By Shannon Cochrane
André-Philip Lemke | 1970 – February 12, 2006
André-Philip Lemke was born in 1970 in Wiesbaden, Germany. He was a student of the Kunstakademie (Münster), Chelsea College of Art and Design (London) and Ecole des Beaux Arts (Paris). His work has been exhibited widely in Germany, in Chilé, UK, France, Belgium and Canada, receiving many prizes and stipends from his home country. Before his untimely death in February 2006, he received the prestigious 2005 Chargesheimer-Stipendia from the city of Köln.
From the 2002 7a*11d Festival catalogue:
The ten performances that will occur on ten different days are dedicated to the Ten Commandments. The idea is based on a dream I had where God was preaching about what is not allowed. His angels were there to illustrate the things that are not allowed by performing them. You can imagine that it was quite an amazing and colorful atmosphere in the church, a bit like a fun fair. I want to create a similar atmosphere by making little actions that are dedicated to each commandment. —André Lemke
When André arrived in Toronto for the 4th 7a*11d festival to perform his work The Ten Commandments (live in Toronto), the performances that were to become the backbone and the bookends of the 2002 festival, we were charmed. André was funny, warm, intelligent and diligent. He knew exactly what he wanted to do, what he needed to see, how he wanted to proceed with his work. We started referring to him as The German. “Where is the German?” “Performing on Dundas Street with the pictures of the ladies on the billboards and a bouquet of flowers…in the Eaton Centre wandering around trying to offer proposals of marriage to strange women while sporting a coat of peacock feathers…selling Gotsticks on the street in Chinatown…giving a lecture about work and money on the deck of the indoor pool in Grange Park, meeting with the curator at the AGO trying to convince him to replace the Henry Moore sculpture with one of his performances…” There were so many good answers to that question. Where is The German?
This summer I went to Köln to visit André’s old stomping grounds and to say goodbye. I was overwhelmed with the outpouring of grief expressed by his friends, how his community is at a loss over his absence. I think this is the mark of a great artist. André didn’t just make objects, performances, photographs and documents. He had the uncanny ability to create experience, and his presence, indistinguishable from the work he made, has a resonance that surpasses his time here. He was a thread stringing together the people who were fortunate enough to experience the lightness of his being and the joy of his concerns.

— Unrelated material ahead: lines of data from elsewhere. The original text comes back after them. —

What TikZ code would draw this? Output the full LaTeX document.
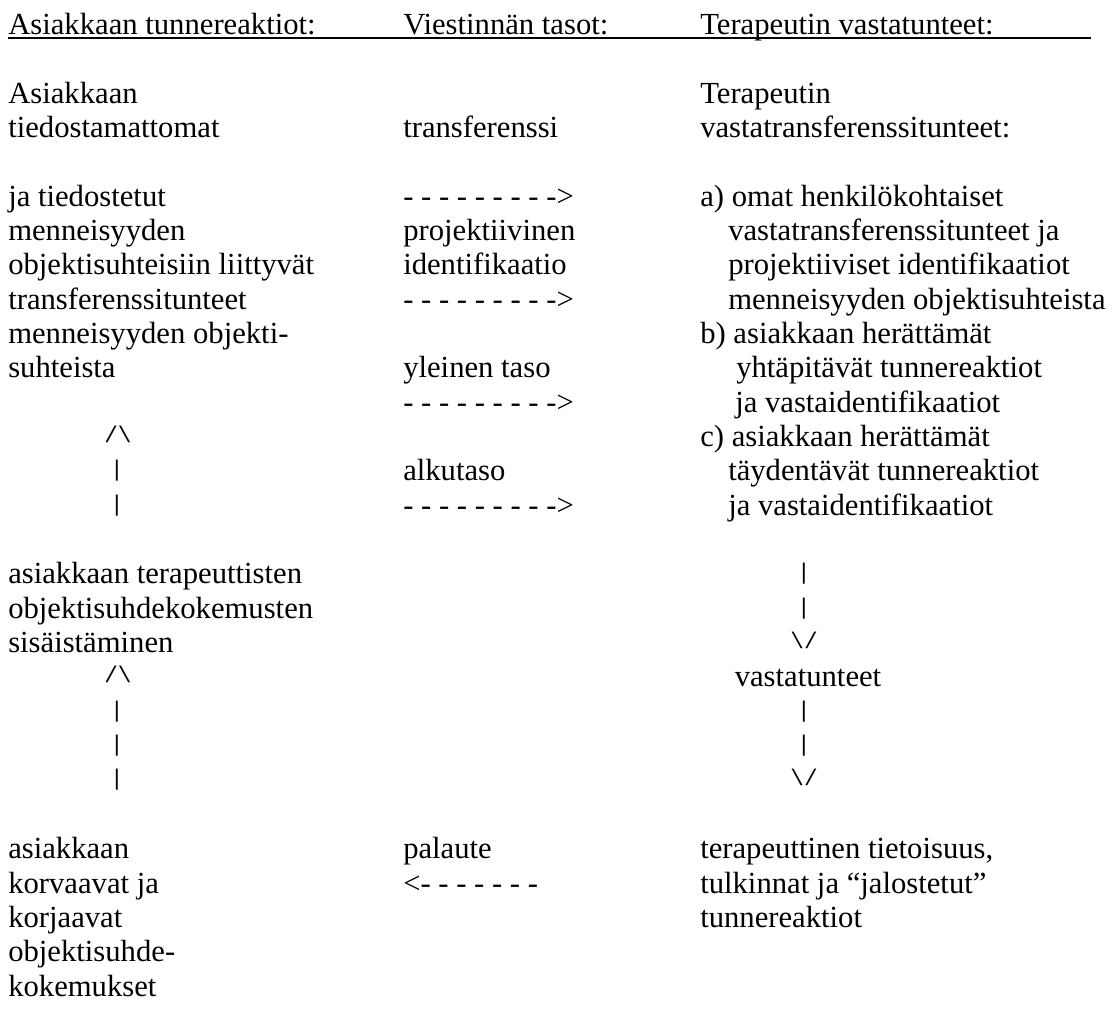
\documentclass[tikz,border=0pt]{standalone}
\usepackage{fontspec}
\setmainfont{Liberation Serif}
\newfontfamily\symfont{Liberation Mono}

\begin{document}
\begin{tikzpicture}[
    x=0.75pt, y=-25.76pt,
    txt/.style={anchor=base west, inner sep=0pt, font=\fontsize{23}{27}\selectfont},
    sym/.style={anchor=base, inner sep=0pt, yshift=3pt, font=\symfont\fontsize{17}{19}\selectfont}
]
    \useasboundingbox (0,-3.0) rectangle (1114,26.35);

    % Headings
    \node[txt] (hasiakas) at (8,-2) {Asiakkaan tunnereaktiot:};
    \node[txt] (htasot) at (403,-2) {Viestinnän tasot:};
    \node[txt] (hterapeutti) at (700,-2) {Terapeutin vastatunteet:};
    \coordinate (ulend) at (1091,-2);
    \draw[line width=1.4pt] ([yshift=-3pt]hasiakas.base west) -- ([yshift=-3pt]ulend);

    % Client column
    \node[txt] (a0) at (8,0) {Asiakkaan};
    \node[txt] (a1) at (8,1) {tiedostamattomat};
    \node[txt] (a3) at (8,3) {ja tiedostetut};
    \node[txt] (a4) at (8,4) {menneisyyden};
    \node[txt] (a5) at (8,5) {objektisuhteisiin liittyvät};
    \node[txt] (a6) at (8,6) {transferenssitunteet};
    \node[txt] (a7) at (8,7) {menneisyyden objekti-};
    \node[txt] (a8) at (8,8) {suhteista};
    \node[sym] (up1) at (118,10) {/\textbackslash};
    \node[sym] (bar11) at (117,11) {|};
    \node[sym] (bar12) at (117,12) {|};
    \node[txt] (a14) at (8,14) {asiakkaan terapeuttisten};
    \node[txt] (a15) at (8,15) {objektisuhdekokemusten};
    \node[txt] (a16) at (8,16) {sisäistäminen};
    \node[sym] (up2) at (118,17) {/\textbackslash};
    \node[sym] (bar18) at (117,18) {|};
    \node[sym] (bar19) at (117,19) {|};
    \node[sym] (bar20) at (117,20) {|};
    \node[txt] (a22) at (8,22) {asiakkaan};
    \node[txt] (a23) at (8,23) {korvaavat ja};
    \node[txt] (a24) at (8,24) {korjaavat};
    \node[txt] (a25) at (8,25) {objektisuhde-};
    \node[txt] (a26) at (8,26) {kokemukset};

    % Levels of communication
    \node[txt] (v1) at (403,1) {transferenssi};
    \node[txt] (v3) at (403,3) {- - - - - - - - ->};
    \node[txt] (v4) at (403,4) {projektiivinen};
    \node[txt] (v5) at (403,5) {identifikaatio};
    \node[txt] (v6) at (403,6) {- - - - - - - - ->};
    \node[txt] (v8) at (403,8) {yleinen taso};
    \node[txt] (v9) at (403,9) {- - - - - - - - ->};
    \node[txt] (v11) at (403,11) {alkutaso};
    \node[txt] (v12) at (403,12) {- - - - - - - - ->};
    \node[txt] (v22) at (403,22) {palaute};
    \node[txt] (v23) at (403,23) {<- - - - - - -};

    % Therapist column
    \node[txt] (t0) at (700,0) {Terapeutin};
    \node[txt] (t1) at (700,1) {vastatransferenssitunteet:};
    \node[txt] (t3) at (700,3) {a) omat henkilökohtaiset};
    \node[txt] (t4) at (728,4) {vastatransferenssitunteet ja};
    \node[txt] (t5) at (728,5) {projektiiviset identifikaatiot};
    \node[txt] (t6) at (728,6) {menneisyyden objektisuhteista};
    \node[txt] (t7) at (700,7) {b) asiakkaan herättämät};
    \node[txt] (t8) at (736,8) {yhtäpitävät tunnereaktiot};
    \node[txt] (t9) at (735,9) {ja vastaidentifikaatiot};
    \node[txt] (t10) at (700,10) {c) asiakkaan herättämät};
    \node[txt] (t11) at (728,11) {täydentävät tunnereaktiot};
    \node[txt] (t12) at (728,12) {ja vastaidentifikaatiot};
    \node[sym] (bar14) at (804,14) {|};
    \node[sym] (bar15) at (804,15) {|};
    \node[sym] (down1) at (804,16) {\textbackslash/};
    \node[txt, anchor=base] (t17) at (808,17) {vastatunteet};
    \node[sym] (bar18r) at (804,18) {|};
    \node[sym] (bar19r) at (804,19) {|};
    \node[sym] (down2) at (804,20) {\textbackslash/};
    \node[txt] (t22) at (700,22) {terapeuttinen tietoisuus,};
    \node[txt] (t23) at (700,23) {tulkinnat ja “jalostetut”};
    \node[txt] (t24) at (700,24) {tunnereaktiot};
\end{tikzpicture}
\end{document}
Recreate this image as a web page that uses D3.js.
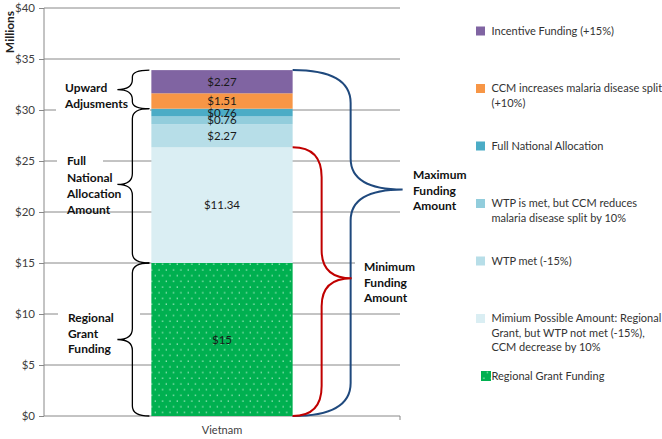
<!DOCTYPE html>
<html>
<head>
<meta charset="utf-8">
<script src="https://cdn.jsdelivr.net/npm/d3@7"></script>
<style>
  html, body { margin: 0; padding: 0; background: #fff; }
  svg { display: block; font-family: Lato, "Open Sans", sans-serif; }
</style>
</head>
<body>
<svg id="chart" width="662" height="439"></svg>
<script>
// ---------------- DATA ----------------
const categories = ["Vietnam"];
const segmentNames = [
  "Regional Grant Funding",
  "Mimium Possible Amount: Regional Grant, but WTP not met (-15%), CCM decrease by 10%",
  "WTP met (-15%)",
  "WTP is met, but CCM reduces malaria disease split by 10%",
  "Full National Allocation",
  "CCM increases malaria disease split (+10%)",
  "Incentive Funding (+15%)"
];
const segmentValues = [15, 11.34, 2.27, 0.76, 0.76, 1.51, 2.27];
const valueLabels = ["$15", "$11.34", "$2.27", "$0.76", "$0.76", "$1.51", "$2.27"];
const legendLines = [
  ["Regional Grant Funding"],
  ["Mimium Possible Amount: Regional", "Grant, but WTP not met (-15%),", "CCM decrease by 10%"],
  ["WTP met (-15%)"],
  ["WTP is met, but CCM reduces", "malaria disease split by 10%"],
  ["Full National Allocation"],
  ["CCM increases malaria disease split", "(+10%)"],
  ["Incentive Funding (+15%)"]
];
const yTickValues = [0, 5, 10, 15, 20, 25, 30, 35, 40];
const yTickLabels = ["$0", "$5", "$10", "$15", "$20", "$25", "$30", "$35", "$40"];
const yTitle = "Millions";
// brace annotations: value range [from, to] and tip value
const leftBraceFrom = [30.13, 15, 0];
const leftBraceTo = [33.91, 30.13, 15];
const leftBraceTip = [32.0, 22.7, 7.5];
const leftBraceText = [["Upward", "Adjusments"], ["Full", "National", "Allocation", "Amount"], ["Regional", "Grant", "Funding"]];
const rightBraceFrom = [0, 0];
const rightBraceTo = [33.91, 26.34];
const rightBraceTip = [22.2, 13.5];
const rightBraceText = [["Maximum", "Funding", "Amount"], ["Minimum", "Funding", "Amount"]];

// ---------------- STYLES ----------------
const segColors = ["#00B050", "#DAEEF3", "#B7DEE8", "#92CDDC", "#4BACC6", "#F79646", "#8064A2"];
const gridColor = "#888888";
const textColor = "#404040";

// ---------------- SETUP ----------------
const svg = d3.select("#chart");
const y = d3.scaleLinear().domain([0, 40]).range([416, 8]);
const x = d3.scaleBand().domain(categories).range([44, 400]).paddingInner(0).paddingOuter(0.76);
const color = d3.scaleOrdinal().domain(segmentNames).range(segColors);

// pattern for regional grant
const defs = svg.append("defs");
const pat = defs.append("pattern").attr("id", "dots").attr("patternUnits", "userSpaceOnUse")
  .attr("width", 7.3).attr("height", 11.4);
pat.append("rect").attr("width", 7.3).attr("height", 11.4).attr("fill", segColors[0]);
pat.append("rect").attr("x", 1.5).attr("y", 1.5).attr("width", 1.1).attr("height", 1.1).attr("fill", "#e8fff0");
pat.append("rect").attr("x", 5.15).attr("y", 7.2).attr("width", 1.1).attr("height", 1.1).attr("fill", "#e8fff0");

// stacked data
let acc = 0;
const stacked = segmentValues.map((v, i) => {
  const d = { name: segmentNames[i], label: valueLabels[i], y0: acc, y1: acc + v, i };
  acc += v; return d;
});

// ---------------- GRID + AXES ----------------
const yAxis = d3.axisLeft(y).tickValues(yTickValues).tickFormat((d, i) => yTickLabels[i]).tickSize(5).tickPadding(4);
const gy = svg.append("g").attr("transform", "translate(44,0)").call(yAxis);
gy.select(".domain").attr("stroke", gridColor).attr("d", `M0,${y(40)}V${y(0)}`);
gy.selectAll(".tick line").attr("stroke", gridColor);
gy.selectAll(".tick text").attr("fill", textColor).style("font-size", "11.5px").style("font-family", "Lato");

svg.append("g").selectAll("line").data(yTickValues.filter(v => v > 0)).join("line")
  .attr("x1", 44).attr("x2", 400).attr("y1", d => y(d)).attr("y2", d => y(d))
  .attr("stroke", gridColor).attr("stroke-width", 1);

// bottom axis
svg.append("line").attr("x1", 44).attr("x2", 400).attr("y1", y(0)).attr("y2", y(0)).attr("stroke", gridColor);
svg.append("line").attr("x1", 400).attr("x2", 400).attr("y1", y(0)).attr("y2", y(0) + 4).attr("stroke", gridColor);
const xAxis = d3.axisBottom(x).tickSize(0).tickPadding(10);
const gx = svg.append("g").attr("transform", `translate(0,${y(0)})`).call(xAxis);
gx.select(".domain").remove();
gx.selectAll(".tick text").attr("fill", textColor).style("font-size", "11px").style("font-family", "Lato");

// y title
svg.append("text").attr("transform", `translate(14,${32}) rotate(-90)`).attr("text-anchor", "middle")
  .attr("fill", "#222").style("font-size", "12px").style("font-weight", "bold").text(yTitle);

// white boxes behind text annotations
const boxes = [[56, 80, 94, 32], [57, 152, 46, 18], [58, 306, 82, 52], [355, 258, 45, 48]];
svg.append("g").selectAll("rect").data(boxes).join("rect")
  .attr("x", d => d[0]).attr("y", d => d[1]).attr("width", d => d[2]).attr("height", d => d[3]).attr("fill", "#fff");

// ---------------- BARS ----------------
const bx = x(categories[0]), bw = x.bandwidth();
svg.append("g").selectAll("rect").data(stacked).join("rect")
  .attr("x", bx).attr("width", bw)
  .attr("y", d => y(d.y1)).attr("height", d => y(d.y0) - y(d.y1))
  .attr("fill", d => d.i === 0 ? "url(#dots)" : color(d.name));

svg.append("g").selectAll("text").data(stacked).join("text")
  .attr("x", bx + bw / 2).attr("y", d => y((d.y0 + d.y1) / 2)).attr("dy", "0.35em")
  .attr("text-anchor", "middle").attr("fill", "#1a1a1a").style("font-size", "11.5px")
  .text(d => d.label);

// ---------------- BRACES ----------------
function brace(x0, xv, xt, y0, ym, y1, rEnd, rTip) {
  return `M${x0},${y0} Q${xv},${y0} ${xv},${y0 + rEnd} L${xv},${ym - rTip} Q${xv},${ym} ${xt},${ym} ` +
         `Q${xv},${ym} ${xv},${ym + rTip} L${xv},${y1 - rEnd} Q${xv},${y1} ${x0},${y1}`;
}
const leftR = [[7, 10], [10, 11], [10, 11]];
leftBraceFrom.forEach((f, i) => {
  svg.append("path")
    .attr("d", brace(bx - 2, bx - 19, bx - 34, y(leftBraceTo[i]), y(leftBraceTip[i]), y(f), leftR[i][0], leftR[i][1]))
    .attr("fill", "none").attr("stroke", "#000").attr("stroke-width", 1.3);
});
const rightGeom = [[58, 110, 33, 31, "#1F497D"], [29, 59, 30, 28, "#C00000"]];
rightBraceFrom.forEach((f, i) => {
  const g = rightGeom[i];
  svg.append("path")
    .attr("d", brace(bx + bw, bx + bw + g[0], bx + bw + g[1], y(rightBraceTo[i]), y(rightBraceTip[i]), y(f), g[2], g[3]))
    .attr("fill", "none").attr("stroke", g[4]).attr("stroke-width", 2);
});

// ---------------- ANNOTATION TEXT ----------------
function multiline(xp, y0, lines, lh, opts) {
  const t = svg.append("text").attr("x", xp).attr("y", y0).attr("fill", opts.fill || "#111")
    .style("font-size", opts.size).style("font-weight", opts.weight || "normal");
  lines.forEach((l, j) => t.append("tspan").attr("x", xp).attr("y", y0 + j * lh).attr("dy", "0.35em").text(l));
}
const leftTextPos = [[65, 88], [67, 161], [68, 318]];
leftBraceText.forEach((lines, i) => multiline(leftTextPos[i][0], leftTextPos[i][1], lines, i === 1 ? 16.3 : 15.5, { size: "12px", weight: "bold" }));
const rightTextPos = [[413, 175], [364, 267]];
rightBraceText.forEach((lines, i) => multiline(rightTextPos[i][0], rightTextPos[i][1], lines, 15.5, { size: "12px", weight: "bold" }));

// ---------------- LEGEND ----------------
const legendOrder = d3.range(segmentNames.length).reverse();
legendOrder.forEach((idx, k) => {
  const cy = 31 + k * 57.5;
  if (idx === 0) {
    svg.append("rect").attr("x", 481).attr("y", cy - 5).attr("width", 10).attr("height", 10).attr("fill", "url(#dots)");
  } else {
    svg.append("rect").attr("x", 476).attr("y", cy - 4.5).attr("width", 9).attr("height", 9).attr("fill", color(segmentNames[idx]));
  }
  multiline(491.5, cy, legendLines[idx], 14.5, { size: "11px", fill: "#333" });
});
</script>
</body>
</html>
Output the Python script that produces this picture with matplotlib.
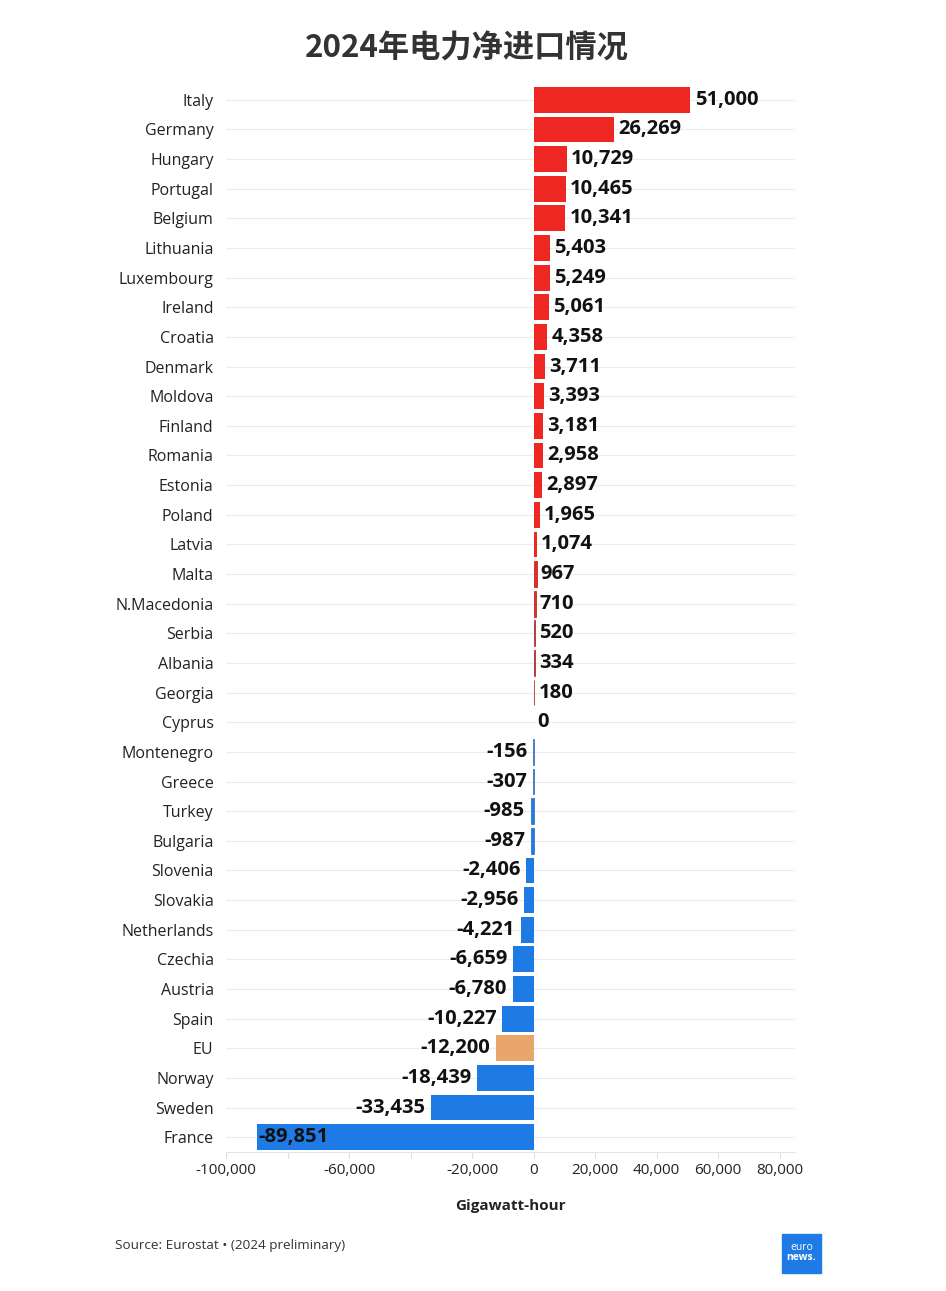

After André died his good friend Ira wrote to me in an email that André cared little for spiritual concepts and his debate with this life, his existence, was a conversation conducted privately on his own unique grounds. Like a homeopath, André doled out his recipes in small precise doses. Lemke’s work was about observing the duality of ordinary phenomena, the ideal of a marketplace that contained no cash boxes, the active exchange of simple ideas for extraordinary beauty. Viewers were unwittingly turned from consumers into accomplices and comrades. He refused to let art become infected with pathos. This is what made his work so engaging, touching both the heart and the intellect with the lightness of a magician.
André wanted to come back to Toronto this fall and participate in 7a*11d again. He won’t be here with us this time, but his expansive spirit, delightful humour and accomplished work is remembered and celebrated by his friends and colleagues, his biggest fans.